Кроме того, мне живется здесь лучше, чем оставшимся в лесном лагере. И я все еще надеюсь, что, возможно, скоро начнут отправлять первые эшелоны с военнопленными домой, в Германию.
— У вас, активистов, наилучшие шансы! —
У меня есть обязанности.
У меня есть определенные преимущества.
Разве можно желать чего-то большего в жизни?
Да, можно потребовать, чтобы тебе разрешили открыто заявить о своей приверженности хорошему, справедливому делу! Можно потребовать, чтобы исполнение своих обязанностей и собственная выгода были, в конце концов, непременно взаимосвязаны.
Но здесь все разваливается.
Все, чему человек позволяет распадаться!
Глава 27
Почти ничего не происходит. Один за другим однообразно проходят дни.
Я разучился различать события. Я уже не знаю, что должен запомнить, а о чем лучше поскорее забыть. Каждое утро я тщательно чищу свои высокие сапоги, которые, собственно говоря, мне не принадлежат.
Теперь я умываюсь так, как умываются русские. И я уже привык к этому: я набираю полный рот воды и умываю ею лицо и руки.
Когда я выглядываю в окно, то вижу, как по улице бредет дюжина пленных из госпиталя.
Они возвращаются с купания и, шаркая ногами, бредут за толстой медсестрой в своих длинных больничных халатах, как нищенствующие монахи, идущие за церковными хоругвями.
Один из них приветствует меня кивком. Я вижу его улыбающееся лицо, но никак не могу вспомнить, кто же это.
Возможно, это один из тех, кого я предостерег однажды:
— Не пори столько чуши, если хочешь снова увидеть родину!
От голода и цинги черты его лица исказились. Однако я делаю вид, что его еще вполне можно узнать.

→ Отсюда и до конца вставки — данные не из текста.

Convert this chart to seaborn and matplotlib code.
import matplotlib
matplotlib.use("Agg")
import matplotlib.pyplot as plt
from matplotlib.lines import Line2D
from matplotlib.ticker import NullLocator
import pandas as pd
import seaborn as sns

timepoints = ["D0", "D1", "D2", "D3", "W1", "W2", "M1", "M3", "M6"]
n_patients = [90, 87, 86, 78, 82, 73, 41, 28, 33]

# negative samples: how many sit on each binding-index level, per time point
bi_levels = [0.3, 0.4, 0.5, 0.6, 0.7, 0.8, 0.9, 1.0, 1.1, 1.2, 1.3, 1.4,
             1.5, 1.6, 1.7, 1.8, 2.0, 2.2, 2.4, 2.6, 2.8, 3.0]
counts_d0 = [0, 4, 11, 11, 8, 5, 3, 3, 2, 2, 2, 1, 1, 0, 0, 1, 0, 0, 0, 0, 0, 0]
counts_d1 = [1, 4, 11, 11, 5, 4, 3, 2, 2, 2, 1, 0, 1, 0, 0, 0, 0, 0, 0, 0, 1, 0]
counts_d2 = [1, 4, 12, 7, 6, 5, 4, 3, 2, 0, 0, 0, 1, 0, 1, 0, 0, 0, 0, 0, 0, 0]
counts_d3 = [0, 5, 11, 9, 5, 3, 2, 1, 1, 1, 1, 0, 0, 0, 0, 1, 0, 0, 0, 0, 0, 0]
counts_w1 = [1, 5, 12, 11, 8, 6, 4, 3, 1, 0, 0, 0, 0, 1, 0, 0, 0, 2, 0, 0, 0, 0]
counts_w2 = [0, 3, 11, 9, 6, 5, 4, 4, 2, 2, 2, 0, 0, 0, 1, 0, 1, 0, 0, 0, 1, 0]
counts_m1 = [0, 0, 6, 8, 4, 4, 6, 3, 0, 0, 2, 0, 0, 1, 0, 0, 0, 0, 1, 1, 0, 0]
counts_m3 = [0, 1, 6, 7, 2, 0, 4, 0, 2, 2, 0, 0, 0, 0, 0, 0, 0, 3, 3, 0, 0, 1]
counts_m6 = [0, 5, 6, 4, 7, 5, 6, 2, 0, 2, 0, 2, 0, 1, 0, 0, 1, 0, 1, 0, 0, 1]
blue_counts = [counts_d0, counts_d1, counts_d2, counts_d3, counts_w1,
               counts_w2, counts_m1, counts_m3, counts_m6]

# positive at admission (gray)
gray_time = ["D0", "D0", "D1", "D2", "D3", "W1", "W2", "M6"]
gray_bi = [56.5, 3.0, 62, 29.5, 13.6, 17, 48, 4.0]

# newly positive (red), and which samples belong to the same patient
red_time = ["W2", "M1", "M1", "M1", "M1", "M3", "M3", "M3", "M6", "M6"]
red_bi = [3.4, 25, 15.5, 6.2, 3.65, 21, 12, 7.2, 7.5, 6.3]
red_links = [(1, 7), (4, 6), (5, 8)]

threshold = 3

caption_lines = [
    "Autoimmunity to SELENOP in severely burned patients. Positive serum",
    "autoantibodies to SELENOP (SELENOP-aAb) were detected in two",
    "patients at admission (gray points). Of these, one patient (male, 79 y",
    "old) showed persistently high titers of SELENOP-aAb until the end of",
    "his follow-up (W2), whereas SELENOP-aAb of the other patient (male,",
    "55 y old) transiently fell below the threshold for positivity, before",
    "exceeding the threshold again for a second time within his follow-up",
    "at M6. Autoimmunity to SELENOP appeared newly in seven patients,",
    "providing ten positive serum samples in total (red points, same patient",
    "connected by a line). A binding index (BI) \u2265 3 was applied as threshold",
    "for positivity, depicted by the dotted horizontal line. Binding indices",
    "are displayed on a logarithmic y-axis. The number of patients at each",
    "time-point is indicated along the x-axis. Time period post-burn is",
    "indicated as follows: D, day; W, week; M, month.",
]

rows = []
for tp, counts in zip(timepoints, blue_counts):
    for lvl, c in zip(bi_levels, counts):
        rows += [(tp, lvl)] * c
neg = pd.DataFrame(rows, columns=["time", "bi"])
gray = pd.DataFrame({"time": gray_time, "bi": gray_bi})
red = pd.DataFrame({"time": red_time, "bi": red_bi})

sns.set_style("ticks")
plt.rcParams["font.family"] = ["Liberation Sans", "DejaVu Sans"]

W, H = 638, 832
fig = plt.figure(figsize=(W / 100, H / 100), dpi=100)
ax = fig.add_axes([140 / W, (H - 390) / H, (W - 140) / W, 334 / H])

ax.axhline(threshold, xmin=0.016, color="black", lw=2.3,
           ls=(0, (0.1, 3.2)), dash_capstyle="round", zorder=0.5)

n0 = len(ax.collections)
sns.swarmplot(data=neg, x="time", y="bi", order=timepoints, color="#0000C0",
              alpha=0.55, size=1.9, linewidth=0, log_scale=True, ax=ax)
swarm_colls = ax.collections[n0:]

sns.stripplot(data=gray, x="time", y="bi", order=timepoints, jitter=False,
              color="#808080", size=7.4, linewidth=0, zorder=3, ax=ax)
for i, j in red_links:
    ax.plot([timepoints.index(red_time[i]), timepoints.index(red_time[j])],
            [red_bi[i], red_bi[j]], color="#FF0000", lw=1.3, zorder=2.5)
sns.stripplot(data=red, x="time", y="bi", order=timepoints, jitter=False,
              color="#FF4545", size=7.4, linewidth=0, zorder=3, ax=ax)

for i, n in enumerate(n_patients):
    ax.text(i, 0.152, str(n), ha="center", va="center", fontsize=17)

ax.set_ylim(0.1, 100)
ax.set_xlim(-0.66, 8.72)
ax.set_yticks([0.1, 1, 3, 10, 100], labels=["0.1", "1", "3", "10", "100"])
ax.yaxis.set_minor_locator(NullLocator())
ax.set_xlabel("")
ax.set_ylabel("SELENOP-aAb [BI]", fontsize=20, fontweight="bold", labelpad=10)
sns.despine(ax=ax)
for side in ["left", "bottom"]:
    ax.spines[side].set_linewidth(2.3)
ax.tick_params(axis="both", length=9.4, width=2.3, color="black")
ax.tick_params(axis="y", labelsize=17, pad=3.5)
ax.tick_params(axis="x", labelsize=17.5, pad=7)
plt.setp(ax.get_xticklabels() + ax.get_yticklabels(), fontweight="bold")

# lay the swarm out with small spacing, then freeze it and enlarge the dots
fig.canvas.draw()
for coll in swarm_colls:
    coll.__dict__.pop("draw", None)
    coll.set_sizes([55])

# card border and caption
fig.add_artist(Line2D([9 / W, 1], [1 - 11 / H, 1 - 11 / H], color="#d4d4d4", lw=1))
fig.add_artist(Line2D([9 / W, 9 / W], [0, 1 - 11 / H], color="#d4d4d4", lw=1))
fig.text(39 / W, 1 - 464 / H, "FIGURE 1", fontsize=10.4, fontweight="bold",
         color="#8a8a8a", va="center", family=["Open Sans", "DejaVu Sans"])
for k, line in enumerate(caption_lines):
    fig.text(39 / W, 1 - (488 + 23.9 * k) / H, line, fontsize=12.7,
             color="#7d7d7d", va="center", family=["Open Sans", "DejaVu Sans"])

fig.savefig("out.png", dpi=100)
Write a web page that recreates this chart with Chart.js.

Трижды в день мимо наших окон проносят бачок с едой для бригады квалифицированных рабочих, живущих в соседнем доме. Те, кто носит на плечах бачок, прикрепленный к шесту, работают печниками, малярами или же владеют еще какой-нибудь нужной профессией. Мы называем их похоронной командой, так как они занимаются также и погребением умерших пленных. Вот кто ежедневно выполняет свой план на четыреста, а иногда и на шестьсот процентов.
— При постоянном нахождении в госпитале около трех тысяч пациентов всегда останется достаточно еды для двенадцати рабочих! — говорит их бригадир. Это Ферман, вместе с которым я был в лагере Антона и в утятнике.
С тех пор мы оба сделали карьеру. Но мы предпочитаем не говорить об этом.
Ферман ежедневно рассказывает мне о последних новостях.
Недавно ребята из его бригады до полусмерти избили одного военнопленного, который вырывал золотые коронки у мертвых пленных, прежде чем раз в неделю их тела вывозились в общую могилу.
Ферман — это тот человек, которого я никогда не забуду.
Каждый день он начинает с чистого листа.
Он забывает многое, что касается его самого или других. Например, что касается меня.